6. For a space of continuous functions on $$[a, b]$$, denoted $$\mathcal{C}([a, b])$$, $$d_I(f, g) = \int_a^b |f - g| dx$$.
7. For a space of continuous bounded functions on $$\mathbb{R}$$, denoted $$\mathcal{C}_b(\mathbb{R})$$, $$d_{\sup}(f, g) = \sup_{x \in R} |f(x) - g(x)|$$, also known as sup norm.

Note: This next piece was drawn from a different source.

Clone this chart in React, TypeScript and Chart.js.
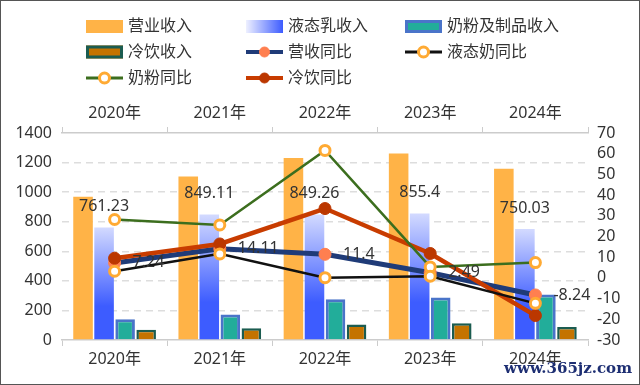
import React, { useEffect, useRef } from "react";
import { Chart, registerables } from "chart.js";

Chart.register(...registerables);

const years = ["2020年", "2021年", "2022年", "2023年", "2024年"];
const revenue = [968.86, 1105.95, 1231.71, 1261.79, 1157.8];
const liquidMilk = [761.23, 849.11, 849.26, 855.4, 750.03];
const milkPowder = [141, 172, 276, 288, 308];
const coldDrinks = [70, 80, 104, 114, 88];
const revenueYoY = [7.24, 14.11, 11.4, 2.49, -8.24];
const liquidYoY = [3.2, 11.6, 0.1, 0.8, -12.3];
const powderYoY = [28.2, 25.6, 61.6, 5.3, 7.4];
const coldYoY = [9.5, 16.4, 33.5, 11.8, -18.2];
const leftTicks = { min: 0, max: 1400, step: 200 };
const rightTicks = { min: -30, max: 70, step: 10 };

const FONT = "'Noto Sans', 'Noto Sans CJK SC', sans-serif";
const TXT = "#333333";

const C = {
  orange: "#FFB347",
  blueTop: "#D3DAFF",
  blue: "#3D5CFF",
  teal: "#22AD9A",
  tealBorder: "#4A74C9",
  brown: "#C47300",
  brownBorder: "#1B5C50",
  navy: "#1F3B78",
  coral: "#FF7F50",
  black: "#111111",
  ring: "#FFAA33",
  green: "#3C6E1E",
  red: "#C83C00",
  redDot: "#BB3700",
};

const legendItems = [
  { text: "营业收入", kind: "bar", fill: C.orange },
  { text: "液态乳收入", kind: "grad" },
  { text: "奶粉及制品收入", kind: "bar", fill: C.teal, border: C.tealBorder, bw: 3 },
  { text: "冷饮收入", kind: "bar", fill: C.brown, border: C.brownBorder, bw: 3 },
  { text: "营收同比", kind: "line", line: C.navy, lw: 4, dot: C.coral, dotBorder: C.coral },
  { text: "液态奶同比", kind: "line", line: C.black, lw: 3, dot: "#ffffff", dotBorder: C.ring },
  { text: "奶粉同比", kind: "line", line: C.green, lw: 3, dot: "#ffffff", dotBorder: C.ring },
  { text: "冷饮同比", kind: "line", line: C.red, lw: 4, dot: C.redDot, dotBorder: C.redDot },
];

const legendPlugin = {
  id: "customLegend",
  afterDraw(chart: any) {
    const ctx = chart.ctx;
    const colX = [86, 246, 405];
    const rowY = [26.5, 52, 78];
    ctx.save();
    legendItems.forEach((it: any, i: number) => {
      const x = colX[i % 3];
      const y = rowY[Math.floor(i / 3)];
      const w = 37;
      const h = 13;
      if (it.kind === "bar") {
        ctx.fillStyle = it.fill;
        ctx.fillRect(x, y - h / 2, w, h);
        if (it.border) {
          ctx.strokeStyle = it.border;
          ctx.lineWidth = it.bw;
          ctx.strokeRect(x + it.bw / 2, y - h / 2 + it.bw / 2, w - it.bw, h - it.bw);
        }
      } else if (it.kind === "grad") {
        const g = ctx.createLinearGradient(x, 0, x + w, 0);
        g.addColorStop(0, "#EEF0FF");
        g.addColorStop(1, C.blue);
        ctx.fillStyle = g;
        ctx.fillRect(x, y - h / 2, w, h);
      } else {
        ctx.strokeStyle = it.line;
        ctx.lineWidth = it.lw;
        ctx.beginPath();
        ctx.moveTo(x, y);
        ctx.lineTo(x + w, y);
        ctx.stroke();
        ctx.beginPath();
        ctx.arc(x + w / 2, y, 5, 0, Math.PI * 2);
        ctx.fillStyle = it.dot;
        ctx.fill();
        ctx.lineWidth = it.dot === "#ffffff" ? 3 : 1;
        ctx.strokeStyle = it.dotBorder;
        ctx.stroke();
      }
      ctx.fillStyle = TXT;
      ctx.font = `16px ${FONT}`;
      ctx.textBaseline = "middle";
      ctx.textAlign = "left";
      ctx.fillText(it.text, x + 42, y);
    });
    // watermark
    ctx.font = `bold 15px 'DejaVu Serif', serif`;
    ctx.fillStyle = "#1E2F73";
    ctx.textAlign = "right";
    ctx.textBaseline = "middle";
    ctx.fillText("www.365jz.com", 632, 369);
    // frame
    ctx.strokeStyle = "#555555";
    ctx.lineWidth = 1;
    ctx.strokeRect(0.5, 0.5, chart.width - 1, chart.height - 1);
    ctx.restore();
  },
};

const labelPlugin = {
  id: "valueLabels",
  afterDatasetsDraw(chart: any) {
    const ctx = chart.ctx;
    ctx.save();
    ctx.font = `16px ${FONT}`;
    ctx.fillStyle = TXT;
    ctx.textBaseline = "middle";
    const liqMeta = chart.getDatasetMeta(1);
    liqMeta.data.forEach((el: any, i: number) => {
      ctx.textAlign = "center";
      ctx.fillText(String(liquidMilk[i]), el.x, el.y - 21);
    });
    const revMeta = chart.getDatasetMeta(4);
    revMeta.data.forEach((el: any, i: number) => {
      ctx.textAlign = "left";
      ctx.fillText(String(revenueYoY[i]), el.x + 18, el.y);
    });
    ctx.restore();
  },
};

export default function App() {
  const ref = useRef<HTMLCanvasElement | null>(null);
  useEffect(() => {
    document.body.style.margin = "0";
    const canvas = ref.current!;
    const liquidBg = (c: any) => {
      const chart = c.chart;
      const area = chart.chartArea;
      if (!area) return C.blue;
      const yScale = chart.scales.y;
      const v = c.raw ?? 0;
      const top = yScale.getPixelForValue(v);
      const bottom = yScale.getPixelForValue(0);
      const g = chart.ctx.createLinearGradient(0, top, 0, top + (bottom - top) * 0.7);
      g.addColorStop(0, C.blueTop);
      g.addColorStop(1, C.blue);
      return g;
    };
    const chart = new Chart(canvas, {
      type: "bar",
      data: {
        labels: years,
        datasets: [
          { type: "bar", label: "营业收入", data: revenue, backgroundColor: C.orange, yAxisID: "y", order: 10 } as any,
          { type: "bar", label: "液态乳收入", data: liquidMilk, backgroundColor: liquidBg, yAxisID: "y", order: 10 },
          { type: "bar", label: "奶粉及制品收入", data: milkPowder, backgroundColor: C.teal, borderColor: C.tealBorder, borderWidth: 3, yAxisID: "y", order: 10 },
          { type: "bar", label: "冷饮收入", data: coldDrinks, backgroundColor: C.brown, borderColor: C.brownBorder, borderWidth: 2.5, yAxisID: "y", order: 10 },
          { type: "line", label: "营收同比", data: revenueYoY, borderColor: C.navy, borderWidth: 5, pointRadius: 6, pointBackgroundColor: C.coral, pointBorderColor: C.coral, pointBorderWidth: 1, yAxisID: "y1", order: 4 },
          { type: "line", label: "液态奶同比", data: liquidYoY, borderColor: C.black, borderWidth: 2.5, pointRadius: 5, pointBackgroundColor: "#ffffff", pointBorderColor: C.ring, pointBorderWidth: 3, yAxisID: "y1", order: 1 },
          { type: "line", label: "奶粉同比", data: powderYoY, borderColor: C.green, borderWidth: 2.5, pointRadius: 5, pointBackgroundColor: "#ffffff", pointBorderColor: C.ring, pointBorderWidth: 3, yAxisID: "y1", order: 2 },
          { type: "line", label: "冷饮同比", data: coldYoY, borderColor: C.red, borderWidth: 4.5, pointRadius: 6, pointBackgroundColor: C.redDot, pointBorderColor: C.redDot, pointBorderWidth: 1, yAxisID: "y1", order: 3 },
        ],
      },
      options: {
        animation: false,
        responsive: false,
        devicePixelRatio: 1,
        layout: { padding: { top: 90, left: 0, right: 0, bottom: 0 } },
        datasets: { bar: { categoryPercentage: 0.8, barPercentage: 0.93 } },
        plugins: { legend: { display: false }, tooltip: { enabled: false } },
        scales: {
          x: {
            position: "bottom",
            offset: true,
            grid: { display: true, drawOnChartArea: false, drawTicks: true, tickLength: 6, color: "#CCCCCC", offset: true },
            border: { display: true, color: "#CCCCCC", width: 1.5 },
            ticks: { color: TXT, font: { family: FONT, size: 16 }, padding: 4 },
            afterFit: (s: any) => { s.height = 45; },
          },
          xTop: {
            type: "category",
            position: "top",
            offset: true,
            labels: years,
            grid: { display: true, drawOnChartArea: false, drawTicks: true, tickLength: 6, color: "#CCCCCC", offset: true },
            border: { display: true, color: "#CCCCCC", width: 1.5 },
            ticks: { color: TXT, font: { family: FONT, size: 16 }, padding: 4 },
            afterFit: (s: any) => { s.height = 43; },
          },
          y: {
            position: "left",
            min: leftTicks.min,
            max: leftTicks.max,
            ticks: { stepSize: leftTicks.step, autoSkip: false, callback: (v: any) => String(v), color: TXT, font: { family: FONT, size: 16 }, padding: 10 },
            grid: {
              drawTicks: false,
              color: (c: any) => (c.tick && (c.tick.value === leftTicks.min || c.tick.value === leftTicks.max) ? "rgba(0,0,0,0)" : "#DDDDDD"),
              lineWidth: 1.5,
            },
            border: { display: false, dash: [7, 5] },
            afterFit: (s: any) => { s.width = 62; },
          },
          y1: {
            position: "right",
            min: rightTicks.min,
            max: rightTicks.max,
            ticks: { stepSize: rightTicks.step, autoSkip: false, callback: (v: any) => String(v), color: TXT, font: { family: FONT, size: 16 }, padding: 9 },
            grid: { display: false, drawTicks: false },
            border: { display: false },
            afterFit: (s: any) => { s.width = 52; },
          },
        },
      } as any,
      plugins: [legendPlugin, labelPlugin],
    });
    return () => chart.destroy();
  }, []);
  return <canvas ref={ref} width={640} height={385} style={{ display: "block", width: 640, height: 385 }} />;
}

The supremum exists because the functions are bounded in their values.
8. For any set $$X$$, a discrete metric is defined as \begin{align} d_{discrete} = \begin{cases} 0 & \text{ if } p = q\\ 1 & \text{ otherwise} \end{cases} \end{align}

# Open Balls

A neighborhood, or open ball, of radius $$r$$ is $$N_r(x) = \{y : d(x, y) < r\}$$, alternatively denoted as $$B_r(x)$$ or $$B(x; r)$$. It tells us which points are nearby each other.

# Closed Balls

A closed ball of radius $$r$$ is $$\overline{N_r(x)} = \{y : d(x, y) \leq r\}$$, alternatively denoted as $$B_r[x]$$ or $$B[x; r]$$.